Decisão Texto Integral: | Acordam os abaixo identificados juízes do Tribunal da Relação de Lisboa:
I. Relatório
«AA», interessado nos presentes autos de inventário para partilha de meações, em que é cointeressada «BB», não se conformando com despachos proferidos na conferência de interessados de 21/06/2024, interpôs o presente recurso.
A compreensão, apreciação e decisão do pleito impõem uma digressão pelos atos relevantes do processo:
Em …2020, «BB» intentou inventário para partilha de bens comuns do casal que havia formado com «AA», com quem tinha casado em …2003, e de quem se tinha divorciado em …2019. Alegou, então, que o casamento tinha sido celebrado no regime imperativo de separação de bens (como se verá adiante, assim não foi, o regime de bens aplicável ao seu casamento é o supletivo de comunhão de bens adquiridos), mas que, não obstante, existe uma conta bancária com o saldo de 75.413,78€ que importa partilhar, uma vez que foi obtido com o produto do trabalho de ambos os cônjuges, na pendência do casamento.
O requerido, cônjuge mais velho, foi nomeado cabeça de casal e, por requerimento de …/03/2021, alegou que a conta bancária em causa foi aberta antes do casamento e o valor nela depositado pertence-lhe exclusivamente. Pediu prazo de “pelo menos 15 dias” para juntar documentos que já tinha pedido à CGD.

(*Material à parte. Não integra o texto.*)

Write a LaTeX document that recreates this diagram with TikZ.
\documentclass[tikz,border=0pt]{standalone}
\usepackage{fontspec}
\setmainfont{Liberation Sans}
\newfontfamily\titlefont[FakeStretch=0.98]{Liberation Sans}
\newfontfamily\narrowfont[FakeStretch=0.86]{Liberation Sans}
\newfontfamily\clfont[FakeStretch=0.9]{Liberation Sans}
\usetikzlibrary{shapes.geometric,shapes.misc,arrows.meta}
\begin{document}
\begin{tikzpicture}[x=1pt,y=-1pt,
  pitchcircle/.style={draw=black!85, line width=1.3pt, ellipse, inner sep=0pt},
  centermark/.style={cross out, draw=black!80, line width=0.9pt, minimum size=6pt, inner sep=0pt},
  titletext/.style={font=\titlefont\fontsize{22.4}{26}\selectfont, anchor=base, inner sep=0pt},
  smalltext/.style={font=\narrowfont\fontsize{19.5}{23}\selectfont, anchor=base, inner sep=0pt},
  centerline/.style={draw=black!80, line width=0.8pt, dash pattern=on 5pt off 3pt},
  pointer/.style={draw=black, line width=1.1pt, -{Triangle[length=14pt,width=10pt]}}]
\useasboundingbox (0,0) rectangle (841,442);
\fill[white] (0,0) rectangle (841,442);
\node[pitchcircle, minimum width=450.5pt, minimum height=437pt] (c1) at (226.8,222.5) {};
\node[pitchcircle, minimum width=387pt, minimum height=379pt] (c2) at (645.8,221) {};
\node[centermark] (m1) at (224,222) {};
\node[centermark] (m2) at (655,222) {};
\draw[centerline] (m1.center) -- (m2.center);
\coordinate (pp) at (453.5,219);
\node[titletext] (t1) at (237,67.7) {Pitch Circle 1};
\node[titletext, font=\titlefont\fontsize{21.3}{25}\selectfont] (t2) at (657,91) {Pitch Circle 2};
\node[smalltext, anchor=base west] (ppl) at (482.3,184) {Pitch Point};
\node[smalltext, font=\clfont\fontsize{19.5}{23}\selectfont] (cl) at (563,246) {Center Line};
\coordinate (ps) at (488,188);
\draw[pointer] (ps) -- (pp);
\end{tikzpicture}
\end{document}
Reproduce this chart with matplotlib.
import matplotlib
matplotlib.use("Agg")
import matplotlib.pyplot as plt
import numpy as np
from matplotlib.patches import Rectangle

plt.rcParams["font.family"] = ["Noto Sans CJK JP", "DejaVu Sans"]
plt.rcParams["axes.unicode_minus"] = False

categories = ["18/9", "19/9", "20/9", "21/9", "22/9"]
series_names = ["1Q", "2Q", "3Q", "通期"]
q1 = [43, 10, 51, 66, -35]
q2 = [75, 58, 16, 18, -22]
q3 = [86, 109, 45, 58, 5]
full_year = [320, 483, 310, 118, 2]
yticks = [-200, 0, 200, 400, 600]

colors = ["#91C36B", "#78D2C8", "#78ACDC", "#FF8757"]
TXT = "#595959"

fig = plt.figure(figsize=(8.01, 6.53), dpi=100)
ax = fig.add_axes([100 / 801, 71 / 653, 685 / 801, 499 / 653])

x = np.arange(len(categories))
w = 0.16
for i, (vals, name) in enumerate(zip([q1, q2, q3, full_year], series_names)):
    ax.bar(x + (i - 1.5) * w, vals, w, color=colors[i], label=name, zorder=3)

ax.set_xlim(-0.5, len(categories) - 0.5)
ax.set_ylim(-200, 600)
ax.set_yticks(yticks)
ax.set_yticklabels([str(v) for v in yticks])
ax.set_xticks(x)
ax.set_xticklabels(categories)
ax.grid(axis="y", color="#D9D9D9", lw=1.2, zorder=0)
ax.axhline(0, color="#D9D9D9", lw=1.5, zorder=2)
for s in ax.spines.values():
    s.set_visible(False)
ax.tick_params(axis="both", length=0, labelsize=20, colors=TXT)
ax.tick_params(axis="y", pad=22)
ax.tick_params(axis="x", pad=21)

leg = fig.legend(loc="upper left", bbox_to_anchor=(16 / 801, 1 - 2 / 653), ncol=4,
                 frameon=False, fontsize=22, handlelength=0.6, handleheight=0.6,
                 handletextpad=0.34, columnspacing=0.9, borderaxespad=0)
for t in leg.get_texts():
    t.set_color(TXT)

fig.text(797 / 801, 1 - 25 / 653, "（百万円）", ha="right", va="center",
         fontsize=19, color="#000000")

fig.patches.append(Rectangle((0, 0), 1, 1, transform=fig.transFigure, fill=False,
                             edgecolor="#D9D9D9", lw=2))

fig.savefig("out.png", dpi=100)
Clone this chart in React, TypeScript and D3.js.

O prazo foi concedido, mas o cabeça de casal nada juntou.
Notificado por despacho de …/06/2021 para juntar os ditos documentos, nada fez e nada disse.
Por despacho de …/04/2022, foi determinado que os autos aguardassem o prazo de deserção.

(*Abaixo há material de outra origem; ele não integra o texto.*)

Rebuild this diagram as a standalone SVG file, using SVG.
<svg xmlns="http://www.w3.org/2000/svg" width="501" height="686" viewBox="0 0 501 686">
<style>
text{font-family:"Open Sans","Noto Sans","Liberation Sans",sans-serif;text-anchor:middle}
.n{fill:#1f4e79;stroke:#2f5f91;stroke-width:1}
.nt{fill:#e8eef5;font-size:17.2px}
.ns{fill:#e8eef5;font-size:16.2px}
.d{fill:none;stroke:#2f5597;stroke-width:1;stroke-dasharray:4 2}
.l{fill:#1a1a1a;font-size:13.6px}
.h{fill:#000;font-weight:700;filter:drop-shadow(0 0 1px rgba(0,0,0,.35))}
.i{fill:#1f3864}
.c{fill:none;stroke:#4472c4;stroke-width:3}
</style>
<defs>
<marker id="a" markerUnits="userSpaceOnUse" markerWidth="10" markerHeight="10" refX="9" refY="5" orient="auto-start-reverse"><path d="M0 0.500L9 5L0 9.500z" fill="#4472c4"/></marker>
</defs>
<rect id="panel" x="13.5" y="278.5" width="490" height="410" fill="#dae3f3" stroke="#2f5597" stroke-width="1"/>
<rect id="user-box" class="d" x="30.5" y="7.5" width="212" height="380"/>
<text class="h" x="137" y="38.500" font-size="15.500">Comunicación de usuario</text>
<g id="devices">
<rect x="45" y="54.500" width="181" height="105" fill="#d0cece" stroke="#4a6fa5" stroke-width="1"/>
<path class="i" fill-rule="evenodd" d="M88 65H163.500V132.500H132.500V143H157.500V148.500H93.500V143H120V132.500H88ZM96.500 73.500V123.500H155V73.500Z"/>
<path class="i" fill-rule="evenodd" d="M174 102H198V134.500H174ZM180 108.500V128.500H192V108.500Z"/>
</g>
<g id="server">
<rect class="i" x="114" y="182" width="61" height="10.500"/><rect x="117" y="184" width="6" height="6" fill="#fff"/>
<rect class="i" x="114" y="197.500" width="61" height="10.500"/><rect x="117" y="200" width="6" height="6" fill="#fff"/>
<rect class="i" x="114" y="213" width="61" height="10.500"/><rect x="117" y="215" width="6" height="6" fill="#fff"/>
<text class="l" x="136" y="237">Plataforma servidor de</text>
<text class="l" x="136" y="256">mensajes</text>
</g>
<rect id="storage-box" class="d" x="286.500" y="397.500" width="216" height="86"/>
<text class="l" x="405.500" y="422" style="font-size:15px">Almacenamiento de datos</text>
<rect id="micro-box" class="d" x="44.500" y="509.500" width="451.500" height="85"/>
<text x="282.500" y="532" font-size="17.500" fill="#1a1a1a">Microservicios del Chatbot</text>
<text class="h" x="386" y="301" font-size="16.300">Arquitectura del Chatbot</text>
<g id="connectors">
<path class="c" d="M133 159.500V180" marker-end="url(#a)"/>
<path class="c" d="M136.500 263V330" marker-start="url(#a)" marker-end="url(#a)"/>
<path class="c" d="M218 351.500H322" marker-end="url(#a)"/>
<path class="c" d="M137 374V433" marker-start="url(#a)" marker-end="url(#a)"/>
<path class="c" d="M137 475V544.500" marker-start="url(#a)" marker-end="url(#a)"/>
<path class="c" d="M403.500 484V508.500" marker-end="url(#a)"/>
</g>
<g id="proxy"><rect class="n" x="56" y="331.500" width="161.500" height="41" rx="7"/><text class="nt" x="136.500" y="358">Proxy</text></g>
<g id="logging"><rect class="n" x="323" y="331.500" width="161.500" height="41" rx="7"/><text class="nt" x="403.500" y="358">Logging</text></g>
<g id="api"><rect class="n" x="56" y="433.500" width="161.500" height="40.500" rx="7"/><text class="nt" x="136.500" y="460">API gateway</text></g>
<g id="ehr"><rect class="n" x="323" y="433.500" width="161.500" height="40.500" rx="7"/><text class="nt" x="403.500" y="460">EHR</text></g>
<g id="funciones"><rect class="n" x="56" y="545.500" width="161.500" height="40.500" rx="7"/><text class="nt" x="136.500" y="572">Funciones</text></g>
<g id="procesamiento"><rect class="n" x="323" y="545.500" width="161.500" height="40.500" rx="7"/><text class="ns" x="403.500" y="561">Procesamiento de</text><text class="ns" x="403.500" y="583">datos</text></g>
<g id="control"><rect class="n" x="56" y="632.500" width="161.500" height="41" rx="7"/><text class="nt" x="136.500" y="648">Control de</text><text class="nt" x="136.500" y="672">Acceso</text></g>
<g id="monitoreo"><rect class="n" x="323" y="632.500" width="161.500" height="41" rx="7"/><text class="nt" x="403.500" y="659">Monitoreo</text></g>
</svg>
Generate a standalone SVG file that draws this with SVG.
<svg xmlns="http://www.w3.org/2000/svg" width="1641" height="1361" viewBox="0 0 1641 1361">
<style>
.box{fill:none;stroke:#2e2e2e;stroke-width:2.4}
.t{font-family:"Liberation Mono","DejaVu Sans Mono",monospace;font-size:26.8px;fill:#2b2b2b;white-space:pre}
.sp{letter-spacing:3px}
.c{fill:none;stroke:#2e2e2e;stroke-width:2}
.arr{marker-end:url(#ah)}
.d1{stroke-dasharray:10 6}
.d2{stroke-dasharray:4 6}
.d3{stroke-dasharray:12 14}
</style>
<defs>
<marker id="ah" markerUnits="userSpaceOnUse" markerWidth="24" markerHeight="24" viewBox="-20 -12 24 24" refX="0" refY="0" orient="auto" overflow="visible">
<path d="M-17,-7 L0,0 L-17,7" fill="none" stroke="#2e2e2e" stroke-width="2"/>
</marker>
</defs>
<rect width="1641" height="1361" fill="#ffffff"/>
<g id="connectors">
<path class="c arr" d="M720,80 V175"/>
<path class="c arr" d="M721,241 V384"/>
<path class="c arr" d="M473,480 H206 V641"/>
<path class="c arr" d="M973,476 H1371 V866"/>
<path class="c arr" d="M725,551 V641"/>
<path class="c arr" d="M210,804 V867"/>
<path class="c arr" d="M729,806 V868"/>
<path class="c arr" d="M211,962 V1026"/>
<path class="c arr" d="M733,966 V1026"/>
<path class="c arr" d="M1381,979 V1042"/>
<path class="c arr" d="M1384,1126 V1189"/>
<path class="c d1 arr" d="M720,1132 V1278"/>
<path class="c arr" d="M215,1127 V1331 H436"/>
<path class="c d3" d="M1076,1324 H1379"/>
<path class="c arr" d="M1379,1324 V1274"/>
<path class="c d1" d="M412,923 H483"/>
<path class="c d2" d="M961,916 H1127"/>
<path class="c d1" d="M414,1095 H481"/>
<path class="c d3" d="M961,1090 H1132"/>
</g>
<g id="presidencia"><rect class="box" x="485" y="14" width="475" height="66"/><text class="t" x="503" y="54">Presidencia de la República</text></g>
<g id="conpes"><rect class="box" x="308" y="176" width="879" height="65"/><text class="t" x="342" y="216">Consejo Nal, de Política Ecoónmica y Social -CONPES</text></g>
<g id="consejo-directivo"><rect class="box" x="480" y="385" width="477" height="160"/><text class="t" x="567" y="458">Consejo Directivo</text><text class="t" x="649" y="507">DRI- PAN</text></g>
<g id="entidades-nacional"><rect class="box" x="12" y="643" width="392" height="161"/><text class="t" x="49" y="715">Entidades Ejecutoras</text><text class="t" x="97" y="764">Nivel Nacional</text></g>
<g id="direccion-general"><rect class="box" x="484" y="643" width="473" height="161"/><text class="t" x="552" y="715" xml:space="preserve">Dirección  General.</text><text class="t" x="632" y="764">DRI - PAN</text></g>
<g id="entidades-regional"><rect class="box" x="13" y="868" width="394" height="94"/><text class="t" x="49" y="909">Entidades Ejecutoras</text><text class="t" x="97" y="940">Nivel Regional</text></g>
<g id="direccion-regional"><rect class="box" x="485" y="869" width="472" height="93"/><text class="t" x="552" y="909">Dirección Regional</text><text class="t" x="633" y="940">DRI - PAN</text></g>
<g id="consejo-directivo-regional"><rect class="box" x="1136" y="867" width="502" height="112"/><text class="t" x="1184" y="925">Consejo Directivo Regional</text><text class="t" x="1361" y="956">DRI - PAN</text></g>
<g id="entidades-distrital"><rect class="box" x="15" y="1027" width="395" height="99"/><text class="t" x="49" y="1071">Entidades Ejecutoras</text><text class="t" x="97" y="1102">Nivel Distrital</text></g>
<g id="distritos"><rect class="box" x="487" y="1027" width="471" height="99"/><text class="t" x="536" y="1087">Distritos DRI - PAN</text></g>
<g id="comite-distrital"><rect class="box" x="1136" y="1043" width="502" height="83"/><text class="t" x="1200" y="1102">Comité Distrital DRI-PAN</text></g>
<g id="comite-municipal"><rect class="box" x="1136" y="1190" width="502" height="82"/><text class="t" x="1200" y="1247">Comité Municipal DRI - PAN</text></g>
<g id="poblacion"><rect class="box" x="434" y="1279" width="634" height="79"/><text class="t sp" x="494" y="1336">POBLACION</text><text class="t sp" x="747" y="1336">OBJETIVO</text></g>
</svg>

Veio, então, a cointeressada, por requerimento de …/05/2022, pedir a remoção do cabeça de casal, o que vem a ser deferido em … maio do ano subsequente, 2023, por despacho no qual foi nomeada para o cargo a requerente «BB».

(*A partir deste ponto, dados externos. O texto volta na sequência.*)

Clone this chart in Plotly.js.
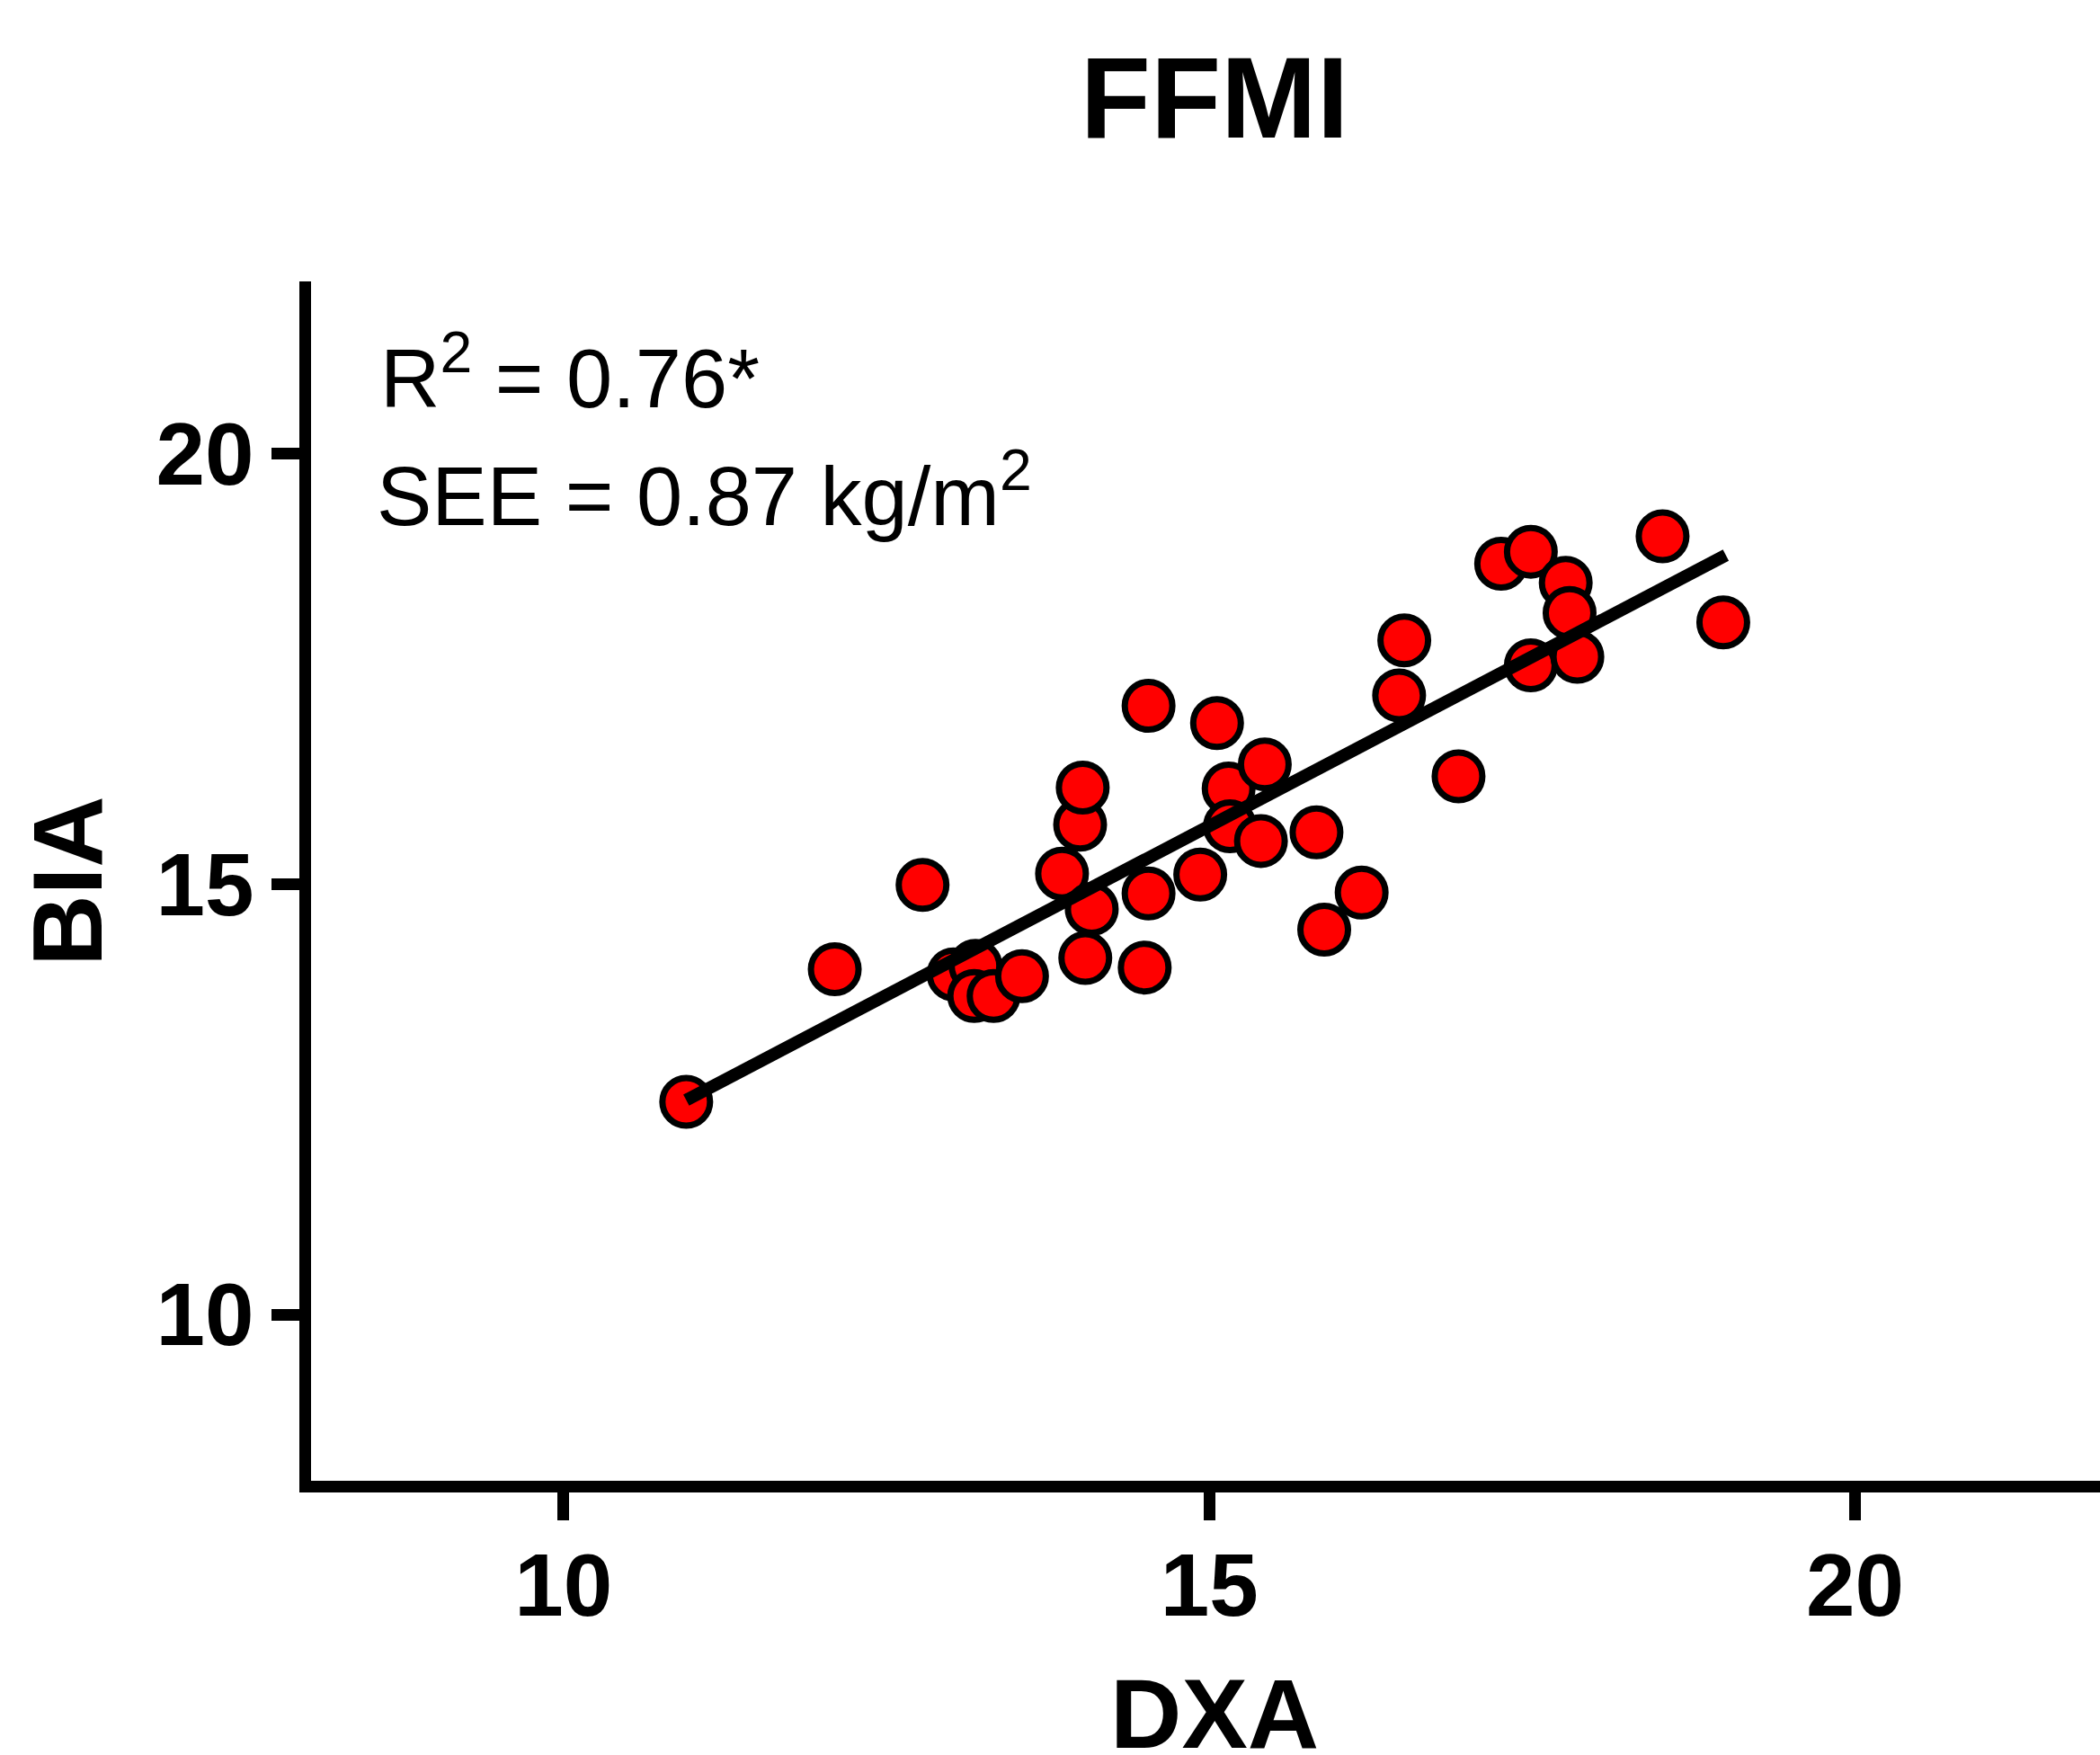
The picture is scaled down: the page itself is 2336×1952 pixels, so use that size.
<!DOCTYPE html>
<html>
<head>
<meta charset="utf-8">
<script src="https://cdn.plot.ly/plotly-3.0.1.min.js"></script>
<style>html,body{margin:0;padding:0;background:#fff;}#chart{width:2336px;height:1952px;}</style>
</head>
<body>
<div id="chart"></div>
<script>
// DXA vs BIA fat-free mass index (kg/m^2)
const dxa = [10.95, 12.10, 12.78, 13.02, 13.19, 13.18, 13.33, 13.55, 13.86, 14.00, 14.02, 14.09,
             14.04, 14.50, 14.53, 14.53, 14.93, 15.06, 15.15, 15.16, 15.43, 15.40, 15.83, 15.89,
             16.18, 16.47, 16.51, 16.93, 17.26, 17.49, 17.76, 17.79, 17.49, 17.85, 18.51, 18.98];
const bia = [12.47, 14.01, 14.99, 13.95, 14.05, 13.70, 13.70, 13.93, 15.12, 15.69, 16.12, 14.71,
             14.14, 14.03, 14.89, 17.07, 15.11, 16.87, 16.11, 15.67, 16.39, 15.50, 15.60, 14.47,
             14.90, 17.19, 17.83, 16.25, 18.72, 18.86, 18.50, 18.15, 17.54, 17.64, 19.04, 18.04];
// regression line end points
const fitX = [10.95, 19.0];
const fitY = [12.49, 18.82];

const xTicks = [10, 15, 20];
const yTicks = [10, 15, 20];
const chartTitle = 'FFMI';
const xLabel = 'DXA';
const yLabel = 'BIA';
const statR2 = 'R<sup>2</sup> = 0.76*';
const statSEE = 'SEE = 0.87 kg/m<sup>2</sup>';

const fontFam = 'Liberation Sans, Arial, Helvetica, sans-serif';

const traces = [
  {
    x: dxa, y: bia, type: 'scatter', mode: 'markers',
    marker: {color: '#ff0000', size: 53, line: {color: '#000000', width: 7}},
    hoverinfo: 'skip', showlegend: false
  },
  {
    x: fitX, y: fitY, type: 'scatter', mode: 'lines',
    line: {color: '#000000', width: 14},
    hoverinfo: 'skip', showlegend: false
  }
];

const axisCommon = {
  showgrid: false, zeroline: false, showline: true,
  linecolor: '#000', linewidth: 13,
  ticks: 'outside', ticklen: 31, tickwidth: 13, tickcolor: '#000',
  tickfont: {family: fontFam, size: 98, color: '#000', weight: 'bold'}
};

const layout = {
  width: 2336, height: 1952,
  paper_bgcolor: '#fff', plot_bgcolor: '#fff',
  margin: {l: 345.5, r: 0, t: 313, b: 304.5},
  font: {family: fontFam, color: '#000'},
  title: {
    text: '<b>' + chartTitle + '</b>',
    font: {family: fontFam, size: 128, color: '#000'},
    xref: 'container', x: 1351 / 2336, xanchor: 'center',
    yref: 'container', y: 1 - 108 / 1952, yanchor: 'middle'
  },
  xaxis: Object.assign({}, axisCommon, {
    range: [8.045, 21.897], tickvals: xTicks, ticktext: xTicks.map(String),
    ticklabelstandoff: -12
  }),
  yaxis: Object.assign({}, axisCommon, {
    range: [8.068, 22], tickvals: yTicks, ticktext: yTicks.map(String),
    title: {text: '<b>' + yLabel + '</b>', font: {family: fontFam, size: 110, color: '#000'}, standoff: 28}
  }),
  annotations: [
    {text: '<b>' + xLabel + '</b>', xref: 'paper', yref: 'paper', x: (1351 - 345.5) / 1990.5, y: -0.1937,
     xanchor: 'center', yanchor: 'middle', showarrow: false,
     font: {family: fontFam, size: 110, color: '#000'}},
    {text: statR2, xref: 'paper', yref: 'paper', x: 0.0379, y: 0.9243, xanchor: 'left', yanchor: 'middle',
     showarrow: false, font: {family: fontFam, size: 92, color: '#000'}},
    {text: statSEE, xref: 'paper', yref: 'paper', x: 0.0359, y: 0.8262, xanchor: 'left', yanchor: 'middle',
     showarrow: false, font: {family: fontFam, size: 92, color: '#000'}}
  ]
};

Plotly.newPlot('chart', traces, layout, {displayModeBar: false, staticPlot: true});
</script>
</body>
</html>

Em …/09/2023, a nova cabeça-de-casal apresenta a relação de bens, tendo como verba única «a conta de depósito à ordem junto da “Caixa Geral de Depósitos, S.A.”, cujo saldo é de 75.413,78€ (setenta e cinco mil quatrocentos e treze euros e setenta e oito cêntimos), conforme documento já junto aos presentes autos como documento número 2 do requerimento inicial».
Notificado, o cointeressado nada disse e, por despacho de …/11/2023, foi designado o dia … do mesmo mês e ano para audiência prévia presencial.
Aberta a audiência em …/11/2023, à interpelação sobre a possibilidade de acordo, o interessado disse que a conta indicada na relação de bens foi aberta quando ainda jovem e solteiro, e que os valores nela depositados lhe pertencem, não aceitando a divisão do numerário relacionado.
A cabeça de casal não aceitou o exposto pelo cointeressado.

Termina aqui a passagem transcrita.